It's not clear from your previous post whether "Bad idea. Period." refers to insulating below grade with strawbales or to strawbale building in general.

If you mean insulating below grade with strawbales is a bad idea, I'm inclined to agree.

If you mean strawbale building in general is a bad idea, I diagree. The conclusions in that CMHC study read more like good advice for any structure (strawbale or not) and not like an indictment of strawbale building. From the "conclusion":

What's not done lightly with wood should not be done with straw... not yet, anyway.

Fair enough.

Wood held in the same moisture state and duration would rot similarly, we have observed, but would avoid or delay that condition in most of these cases if only because a wood frame wall drains better and the "net drying regime" is strengthened.
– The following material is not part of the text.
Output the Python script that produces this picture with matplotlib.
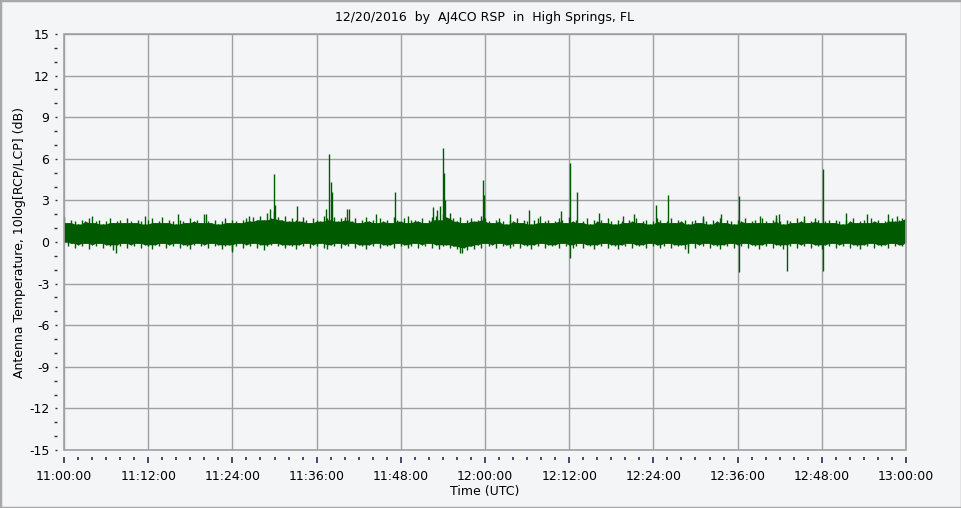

More attention moisture management.

...cement rich stuccoes may well be too impermeable to water vapour — not "breathable" enough — to use freely as exterior skins in cold country... and the lime rich stuccoes too permeable to liquid water for driving rain country...

More attention to climate-specific variables.

...we think the problem of excessive moisture can be avoided altogether at the design and construction stage, although we would not be confident building stuccoed straw bale in all regions.

The all-important design-stage... The perfect time to sort out all the pesky details.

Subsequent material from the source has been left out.